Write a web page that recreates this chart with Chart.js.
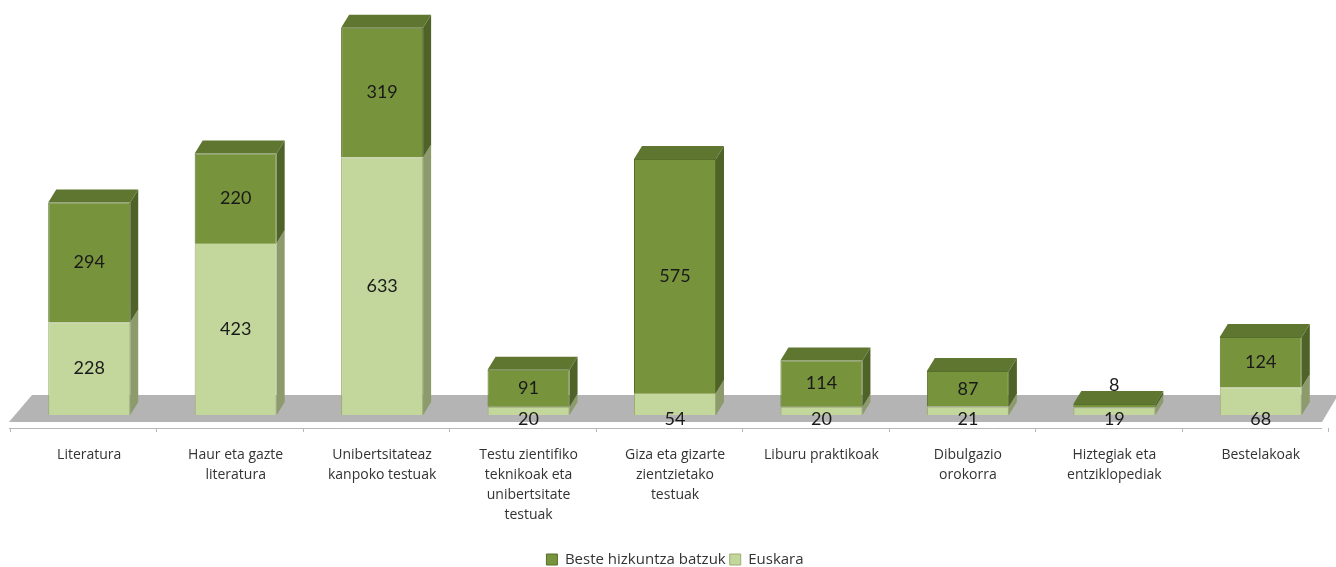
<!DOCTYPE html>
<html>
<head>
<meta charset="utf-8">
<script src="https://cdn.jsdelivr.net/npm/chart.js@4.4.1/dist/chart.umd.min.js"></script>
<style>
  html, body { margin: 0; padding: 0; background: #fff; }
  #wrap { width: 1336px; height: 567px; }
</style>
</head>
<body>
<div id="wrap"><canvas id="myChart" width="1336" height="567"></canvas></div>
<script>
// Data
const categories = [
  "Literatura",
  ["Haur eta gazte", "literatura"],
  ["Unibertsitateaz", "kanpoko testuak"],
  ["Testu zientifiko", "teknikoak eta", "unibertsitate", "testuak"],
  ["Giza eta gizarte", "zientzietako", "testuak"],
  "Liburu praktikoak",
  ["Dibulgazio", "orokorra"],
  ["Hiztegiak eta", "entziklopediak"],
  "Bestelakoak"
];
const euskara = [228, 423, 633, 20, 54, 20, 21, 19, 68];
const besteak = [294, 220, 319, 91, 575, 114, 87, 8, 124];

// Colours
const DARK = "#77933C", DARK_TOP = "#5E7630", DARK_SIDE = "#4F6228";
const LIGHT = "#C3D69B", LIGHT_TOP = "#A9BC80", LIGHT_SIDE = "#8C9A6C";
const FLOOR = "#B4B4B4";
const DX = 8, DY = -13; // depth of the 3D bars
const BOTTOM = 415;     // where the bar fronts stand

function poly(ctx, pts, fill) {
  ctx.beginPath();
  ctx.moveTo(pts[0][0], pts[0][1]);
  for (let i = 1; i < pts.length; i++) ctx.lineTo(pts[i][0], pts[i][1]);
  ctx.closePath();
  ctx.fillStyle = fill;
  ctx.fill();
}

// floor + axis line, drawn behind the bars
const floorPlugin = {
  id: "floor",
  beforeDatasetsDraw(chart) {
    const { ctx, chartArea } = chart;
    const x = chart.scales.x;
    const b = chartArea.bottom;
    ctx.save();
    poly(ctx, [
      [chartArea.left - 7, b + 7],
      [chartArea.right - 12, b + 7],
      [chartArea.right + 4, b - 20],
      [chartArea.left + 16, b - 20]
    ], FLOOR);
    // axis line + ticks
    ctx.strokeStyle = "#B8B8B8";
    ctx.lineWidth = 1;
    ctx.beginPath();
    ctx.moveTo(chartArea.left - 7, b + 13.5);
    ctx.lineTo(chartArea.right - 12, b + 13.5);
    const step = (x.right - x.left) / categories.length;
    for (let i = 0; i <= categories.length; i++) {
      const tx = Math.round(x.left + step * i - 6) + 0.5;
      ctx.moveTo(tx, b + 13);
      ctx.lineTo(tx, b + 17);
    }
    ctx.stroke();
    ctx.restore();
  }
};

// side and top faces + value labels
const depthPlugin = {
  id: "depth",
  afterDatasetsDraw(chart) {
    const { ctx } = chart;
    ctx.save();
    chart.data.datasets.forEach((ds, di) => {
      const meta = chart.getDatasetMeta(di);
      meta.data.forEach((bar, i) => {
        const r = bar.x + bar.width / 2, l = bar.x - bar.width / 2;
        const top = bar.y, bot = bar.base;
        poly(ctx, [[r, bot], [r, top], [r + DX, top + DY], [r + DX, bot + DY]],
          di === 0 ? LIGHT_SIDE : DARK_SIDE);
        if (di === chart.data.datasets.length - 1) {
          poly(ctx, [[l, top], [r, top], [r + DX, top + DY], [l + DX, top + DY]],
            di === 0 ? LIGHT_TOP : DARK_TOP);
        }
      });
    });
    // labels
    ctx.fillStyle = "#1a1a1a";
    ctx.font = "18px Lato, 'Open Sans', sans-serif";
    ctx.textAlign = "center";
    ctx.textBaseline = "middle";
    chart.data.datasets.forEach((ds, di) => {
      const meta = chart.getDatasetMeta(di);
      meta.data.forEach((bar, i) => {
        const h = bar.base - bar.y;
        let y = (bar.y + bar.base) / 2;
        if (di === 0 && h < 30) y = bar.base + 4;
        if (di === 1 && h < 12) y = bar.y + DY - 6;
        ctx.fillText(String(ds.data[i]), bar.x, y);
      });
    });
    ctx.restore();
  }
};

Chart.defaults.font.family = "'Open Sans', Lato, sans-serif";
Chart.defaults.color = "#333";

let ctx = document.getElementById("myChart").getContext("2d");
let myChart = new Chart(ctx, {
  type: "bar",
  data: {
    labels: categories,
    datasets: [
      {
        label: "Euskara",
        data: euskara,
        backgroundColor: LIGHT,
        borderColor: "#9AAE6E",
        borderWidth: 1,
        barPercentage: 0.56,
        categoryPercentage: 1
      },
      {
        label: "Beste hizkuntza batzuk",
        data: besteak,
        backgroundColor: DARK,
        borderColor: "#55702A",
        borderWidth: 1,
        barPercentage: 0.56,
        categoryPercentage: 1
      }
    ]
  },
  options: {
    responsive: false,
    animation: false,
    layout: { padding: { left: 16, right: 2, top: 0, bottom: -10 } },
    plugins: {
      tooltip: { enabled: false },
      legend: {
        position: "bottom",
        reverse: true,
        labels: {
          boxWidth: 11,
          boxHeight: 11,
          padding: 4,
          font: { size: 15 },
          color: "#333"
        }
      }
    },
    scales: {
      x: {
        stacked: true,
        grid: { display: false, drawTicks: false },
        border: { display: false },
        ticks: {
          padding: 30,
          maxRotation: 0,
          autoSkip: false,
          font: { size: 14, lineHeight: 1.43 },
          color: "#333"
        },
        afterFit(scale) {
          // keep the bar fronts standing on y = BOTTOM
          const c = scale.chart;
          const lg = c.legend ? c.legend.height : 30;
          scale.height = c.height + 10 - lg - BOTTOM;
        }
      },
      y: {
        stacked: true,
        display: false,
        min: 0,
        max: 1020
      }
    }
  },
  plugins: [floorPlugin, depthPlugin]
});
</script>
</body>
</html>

════════

◆ **Written task**
All of the data above should be quoted exactly, except for the pictures.

◆ **Expected answer**
Write a web page that recreates this chart with Chart.js.
<!DOCTYPE html>
<html>
<head>
<meta charset="utf-8">
<script src="https://cdn.jsdelivr.net/npm/chart.js@4.4.1/dist/chart.umd.min.js"></script>
<style>
  html, body { margin: 0; padding: 0; background: #fff; }
  #wrap { width: 1336px; height: 567px; }
</style>
</head>
<body>
<div id="wrap"><canvas id="myChart" width="1336" height="567"></canvas></div>
<script>
// Data
const categories = [
  "Literatura",
  ["Haur eta gazte", "literatura"],
  ["Unibertsitateaz", "kanpoko testuak"],
  ["Testu zientifiko", "teknikoak eta", "unibertsitate", "testuak"],
  ["Giza eta gizarte", "zientzietako", "testuak"],
  "Liburu praktikoak",
  ["Dibulgazio", "orokorra"],
  ["Hiztegiak eta", "entziklopediak"],
  "Bestelakoak"
];
const euskara = [228, 423, 633, 20, 54, 20, 21, 19, 68];
const besteak = [294, 220, 319, 91, 575, 114, 87, 8, 124];

// Colours
const DARK = "#77933C", DARK_TOP = "#5E7630", DARK_SIDE = "#4F6228";
const LIGHT = "#C3D69B", LIGHT_TOP = "#A9BC80", LIGHT_SIDE = "#8C9A6C";
const FLOOR = "#B4B4B4";
const DX = 8, DY = -13; // depth of the 3D bars
const BOTTOM = 415;     // where the bar fronts stand

function poly(ctx, pts, fill) {
  ctx.beginPath();
  ctx.moveTo(pts[0][0], pts[0][1]);
  for (let i = 1; i < pts.length; i++) ctx.lineTo(pts[i][0], pts[i][1]);
  ctx.closePath();
  ctx.fillStyle = fill;
  ctx.fill();
}

// floor + axis line, drawn behind the bars
const floorPlugin = {
  id: "floor",
  beforeDatasetsDraw(chart) {
    const { ctx, chartArea } = chart;
    const x = chart.scales.x;
    const b = chartArea.bottom;
    ctx.save();
    poly(ctx, [
      [chartArea.left - 7, b + 7],
      [chartArea.right - 12, b + 7],
      [chartArea.right + 4, b - 20],
      [chartArea.left + 16, b - 20]
    ], FLOOR);
    // axis line + ticks
    ctx.strokeStyle = "#B8B8B8";
    ctx.lineWidth = 1;
    ctx.beginPath();
    ctx.moveTo(chartArea.left - 7, b + 13.5);
    ctx.lineTo(chartArea.right - 12, b + 13.5);
    const step = (x.right - x.left) / categories.length;
    for (let i = 0; i <= categories.length; i++) {
      const tx = Math.round(x.left + step * i - 6) + 0.5;
      ctx.moveTo(tx, b + 13);
      ctx.lineTo(tx, b + 17);
    }
    ctx.stroke();
    ctx.restore();
  }
};

// side and top faces + value labels
const depthPlugin = {
  id: "depth",
  afterDatasetsDraw(chart) {
    const { ctx } = chart;
    ctx.save();
    chart.data.datasets.forEach((ds, di) => {
      const meta = chart.getDatasetMeta(di);
      meta.data.forEach((bar, i) => {
        const r = bar.x + bar.width / 2, l = bar.x - bar.width / 2;
        const top = bar.y, bot = bar.base;
        poly(ctx, [[r, bot], [r, top], [r + DX, top + DY], [r + DX, bot + DY]],
          di === 0 ? LIGHT_SIDE : DARK_SIDE);
        if (di === chart.data.datasets.length - 1) {
          poly(ctx, [[l, top], [r, top], [r + DX, top + DY], [l + DX, top + DY]],
            di === 0 ? LIGHT_TOP : DARK_TOP);
        }
      });
    });
    // labels
    ctx.fillStyle = "#1a1a1a";
    ctx.font = "18px Lato, 'Open Sans', sans-serif";
    ctx.textAlign = "center";
    ctx.textBaseline = "middle";
    chart.data.datasets.forEach((ds, di) => {
      const meta = chart.getDatasetMeta(di);
      meta.data.forEach((bar, i) => {
        const h = bar.base - bar.y;
        let y = (bar.y + bar.base) / 2;
        if (di === 0 && h < 30) y = bar.base + 4;
        if (di === 1 && h < 12) y = bar.y + DY - 6;
        ctx.fillText(String(ds.data[i]), bar.x, y);
      });
    });
    ctx.restore();
  }
};

Chart.defaults.font.family = "'Open Sans', Lato, sans-serif";
Chart.defaults.color = "#333";

let ctx = document.getElementById("myChart").getContext("2d");
let myChart = new Chart(ctx, {
  type: "bar",
  data: {
    labels: categories,
    datasets: [
      {
        label: "Euskara",
        data: euskara,
        backgroundColor: LIGHT,
        borderColor: "#9AAE6E",
        borderWidth: 1,
        barPercentage: 0.56,
        categoryPercentage: 1
      },
      {
        label: "Beste hizkuntza batzuk",
        data: besteak,
        backgroundColor: DARK,
        borderColor: "#55702A",
        borderWidth: 1,
        barPercentage: 0.56,
        categoryPercentage: 1
      }
    ]
  },
  options: {
    responsive: false,
    animation: false,
    layout: { padding: { left: 16, right: 2, top: 0, bottom: -10 } },
    plugins: {
      tooltip: { enabled: false },
      legend: {
        position: "bottom",
        reverse: true,
        labels: {
          boxWidth: 11,
          boxHeight: 11,
          padding: 4,
          font: { size: 15 },
          color: "#333"
        }
      }
    },
    scales: {
      x: {
        stacked: true,
        grid: { display: false, drawTicks: false },
        border: { display: false },
        ticks: {
          padding: 30,
          maxRotation: 0,
          autoSkip: false,
          font: { size: 14, lineHeight: 1.43 },
          color: "#333"
        },
        afterFit(scale) {
          // keep the bar fronts standing on y = BOTTOM
          const c = scale.chart;
          const lg = c.legend ? c.legend.height : 30;
          scale.height = c.height + 10 - lg - BOTTOM;
        }
      },
      y: {
        stacked: true,
        display: false,
        min: 0,
        max: 1020
      }
    }
  },
  plugins: [floorPlugin, depthPlugin]
});
</script>
</body>
</html>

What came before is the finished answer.